J’ai été reçu par Cheikh Khalifa Bin Zayed, Prince héritier d’Abou Dabi, à qui j’ai remis un message du président pour Cheikh Zayed, par Cheikh Mohamed Bin Zayed, vice-Prince héritier et chef d’état-major des armées, ainsi que par Cheikh Hamdan Bin Zayed, vice-Premier ministre et ministre des Affaires étrangères.

Il était naturel de faire d’Abou Dabi la première étape d’un déplacement qui me conduira dans cinq pays du Golfe : la Fédération des Emirats arabes unis, le Sultanat d’Oman, l’Etat du Koweït, l’Etat du Qatar et le Royaume du Bahreïn.

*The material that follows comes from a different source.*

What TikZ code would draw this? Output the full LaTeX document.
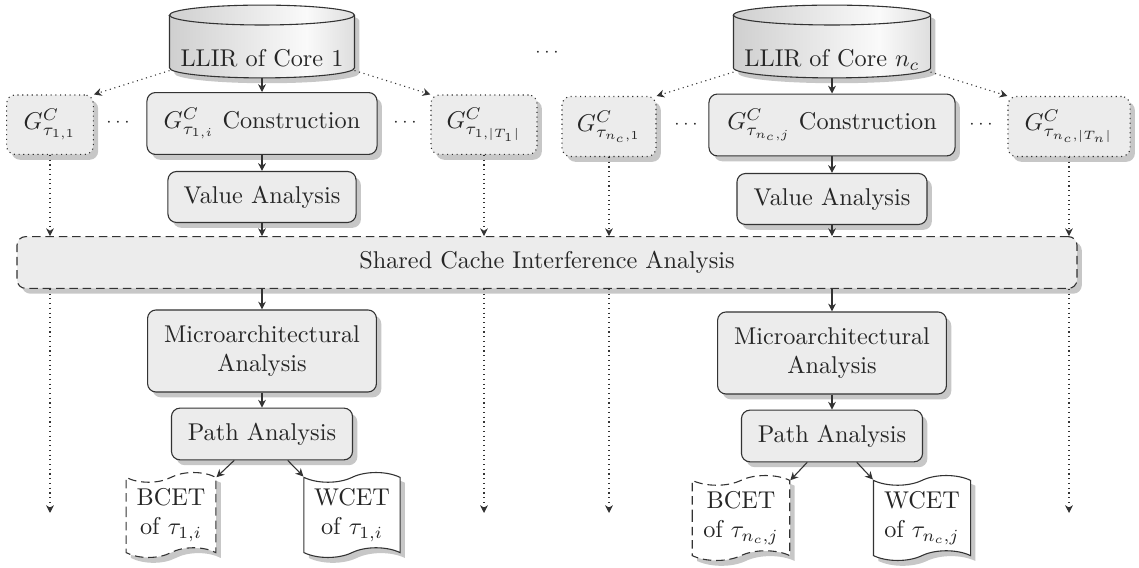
\documentclass[tikz,border=0pt]{standalone}
\usetikzlibrary{shapes.symbols,shadows,arrows.meta,backgrounds}
\pgfdeclarehorizontalshading{cylshade}{100bp}{color(0bp)=(black!30); color(62bp)=(black!2); color(100bp)=(black!34)}
\begin{document}
\begin{tikzpicture}[x=0.412pt,y=-0.412pt,
  text=black!85,
  ln/.style={draw=black!80, line width=0.45pt},
  arr/.style={ln, -{Stealth[length=3.2pt,width=3.2pt,inset=1pt]}},
  dotarr/.style={arr, dash pattern=on 0.45pt off 1.5pt},
  shadowed/.style={drop shadow={shadow xshift=2pt, shadow yshift=-2.2pt, fill=black!22, opacity=1}},
  proc/.style={rectangle, rounded corners=3.5pt, ln, fill=gray!15, shadowed, align=center, inner sep=2pt},
  ghost/.style={proc, dash pattern=on 0.45pt off 1.5pt},
  bus/.style={proc, dash pattern=on 3.5pt off 2pt},
  dbtext/.style={rectangle, outer sep=0pt, inner sep=2pt, text height=21pt, text depth=0pt},
  cylfill/.style={ln, shading=cylshade, shadowed},
  docu/.style={tape, tape bend top=in and out, tape bend bottom=in and out, tape bend height=4pt, ln, fill=white, shadowed, align=center, inner sep=2pt},
  docdash/.style={docu, dash pattern=on 3.5pt off 2pt},
  dotsnode/.style={inner sep=0pt, font=\scriptsize}
]
\useasboundingbox (0,0) rectangle (1139,568);

% ---- left core ----
\node[dbtext, minimum width=76.2pt, minimum height=30pt] (cyl1) at (262,41.5) {LLIR of Core 1};
\node[proc, minimum width=94.8pt, minimum height=25.5pt] (con1) at (262,123.5) {$G^C_{\tau_{1,i}}$ Construction};
\node[ghost, minimum width=35.7pt, minimum height=24.5pt] (g11) at (50,124.7) {$G^C_{\tau_{1,1}}$};
\node[ghost, minimum width=43.7pt, minimum height=24.5pt] (g1T) at (484,124.7) {$G^C_{\tau_{1,|T_1|}}$};
\node[dotsnode] (d1) at (118,123) {$\cdots$};
\node[dotsnode] (d2) at (405,123) {$\cdots$};
\node[proc, minimum width=77.5pt, minimum height=21pt] (val1) at (262,197) {Value Analysis};
\node[proc, minimum width=94.3pt, minimum height=33.8pt] (mic1) at (262,351) {Microarchitectural\\Analysis};
\node[proc, minimum width=74.6pt, minimum height=21.3pt] (path1) at (262,434) {Path Analysis};
\node[docdash, minimum width=37pt, minimum height=35pt] (bcet1) at (171,515) {BCET\\of $\tau_{1,i}$};
\node[docu, minimum width=39.6pt, minimum height=35pt] (wcet1) at (352,515) {WCET\\of $\tau_{1,i}$};

% ---- middle ----
\node[dotsnode] (dm) at (547,53) {$\cdots$};
\node[bus, minimum width=436.7pt, minimum height=21.3pt] (shared) at (547,262.5) {Shared Cache Interference Analysis};

% ---- right core ----
\node[dbtext, minimum width=81.2pt, minimum height=30pt] (cyl2) at (832,41.5) {LLIR of Core $n_c$};
\node[proc, minimum width=101.4pt, minimum height=25.5pt] (con2) at (832,125) {$G^C_{\tau_{n_c,j}}$ Construction};
\node[ghost, minimum width=38.7pt, minimum height=24.7pt] (gn1) at (609,126.5) {$G^C_{\tau_{n_c,1}}$};
\node[ghost, minimum width=50.3pt, minimum height=24.7pt] (gnT) at (1069,126.5) {$G^C_{\tau_{n_c,|T_n|}}$};
\node[dotsnode] (d3) at (686,125) {$\cdots$};
\node[dotsnode] (d4) at (981,125) {$\cdots$};
\node[proc, minimum width=78.3pt, minimum height=21pt] (val2) at (832,199) {Value Analysis};
\node[proc, minimum width=94.3pt, minimum height=33.8pt] (mic2) at (832,353) {Microarchitectural\\Analysis};
\node[proc, minimum width=74.6pt, minimum height=21.3pt] (path2) at (832,436) {Path Analysis};
\node[docdash, minimum width=40.2pt, minimum height=35pt] (bcet2) at (741,518) {BCET\\of $\tau_{n_c,j}$};
\node[docu, minimum width=40pt, minimum height=35pt] (wcet2) at (922,518) {WCET\\of $\tau_{n_c,j}$};

% ---- cylinder bodies (behind the text of cyl1 / cyl2) ----
\begin{scope}[on background layer]
\path[cylfill] ([yshift=-4.1pt]cyl1.north west) -- ([yshift=4.1pt]cyl1.south west)
  arc[start angle=180, end angle=360, x radius=38.1pt, y radius=4.1pt]
  -- ([yshift=-4.1pt]cyl1.north east)
  arc[start angle=0, end angle=180, x radius=38.1pt, y radius=4.1pt] -- cycle;
\draw[ln] ([yshift=-4.1pt]cyl1.north west)
  arc[start angle=180, end angle=360, x radius=38.1pt, y radius=4.1pt];
\path[cylfill] ([yshift=-4.1pt]cyl2.north west) -- ([yshift=4.1pt]cyl2.south west)
  arc[start angle=180, end angle=360, x radius=40.6pt, y radius=4.1pt]
  -- ([yshift=-4.1pt]cyl2.north east)
  arc[start angle=0, end angle=180, x radius=40.6pt, y radius=4.1pt] -- cycle;
\draw[ln] ([yshift=-4.1pt]cyl2.north west)
  arc[start angle=180, end angle=360, x radius=40.6pt, y radius=4.1pt];
\end{scope}

% ---- end points of dotted arrows ----
\coordinate (e1) at (50,513);
\coordinate (e2) at (484,513);
\coordinate (e3) at (609,513);
\coordinate (e4) at (1069,513);

% ---- connectors left ----
\draw[arr] (cyl1) -- (con1);
\draw[arr] (con1) -- (val1);
\draw[arr] (val1) -- (val1 |- shared.north);
\draw[arr] (shared.south -| mic1) -- (mic1);
\draw[arr] (mic1) -- (path1);
\draw[arr] (path1) -- (bcet1.north east);
\draw[arr] (path1) -- (wcet1.north west);
\draw[dotarr] (cyl1) -- (g11.north east);
\draw[dotarr] (cyl1) -- (g1T.north west);
\draw[dotarr] (g11) -- (g11 |- shared.north);
\draw[dotarr] (g1T) -- (g1T |- shared.north);
\draw[dotarr] (e1 |- shared.south) -- (e1);
\draw[dotarr] (e2 |- shared.south) -- (e2);

% ---- connectors right ----
\draw[arr] (cyl2) -- (con2);
\draw[arr] (con2) -- (val2);
\draw[arr] (val2) -- (val2 |- shared.north);
\draw[arr] (shared.south -| mic2) -- (mic2);
\draw[arr] (mic2) -- (path2);
\draw[arr] (path2) -- (bcet2.north east);
\draw[arr] (path2) -- (wcet2.north west);
\draw[dotarr] (cyl2) -- (gn1.north east);
\draw[dotarr] (cyl2) -- (gnT.north west);
\draw[dotarr] (gn1) -- (gn1 |- shared.north);
\draw[dotarr] (gnT) -- (gnT |- shared.north);
\draw[dotarr] (e3 |- shared.south) -- (e3);
\draw[dotarr] (e4 |- shared.south) -- (e4);
\end{tikzpicture}
\end{document}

Cette région a vécu l’an passé une période difficile avec l’irruption de la crise, puis de la guerre en Irak dont les soubresauts se font encore sentir. La Fédération des Emirats arabes unis, sous la sage conduite de Cheikh Zayed, a su adopter une position juste et préserver la stabilité de ce pays.

Dans ce contexte régional troublé, j’ai souhaité effectuer ce voyage pour resserrer encore davantage les liens d’amitié qui nous unissent à la Fédération des Emirats arabes unis, afin de poursuivre notre concertation et de nous préparer ensemble aux échéances à venir en Irak comme dans la région.

J’ai pu mesurer la justesse des vues de mes interlocuteurs émiriens et constater nos analyses communes. J’ai pu vérifier l’excellence de nos relations bilatérales, basées sur l’amitié, la solidarité, la confiance et le respect mutuel.

Sur la question irakienne, nous pouvons distinguer deux grandes phases : la première qui nous conduit jusqu’au 30 juin, où la Coalition, en liaison avec le Conseil de gouvernement intérimaire, a la responsabilité principale du processus politique. Dans cette première phase, il importe que tous les Irakiens participent à la transition, et que le transfert de responsabilités soit engagé.

Dans ce contexte, les Nations unies ont un rôle à jouer, notamment à travers les réunions organisées par le Secrétaire général des Nations unies, la désignation d’un envoyé spécial, et la mission de M. Ross Mountain.

La seconde phase débutera à compter du 30 juin 2004, date à laquelle l’Irak aura recouvré sa pleine souveraineté. Il appartiendra alors aux Nations unies de conduire le processus. Elles doivent se préparer dès à présent à assurer le succès des différentes étapes jusqu’aux élections générales prévues à la fin 2005.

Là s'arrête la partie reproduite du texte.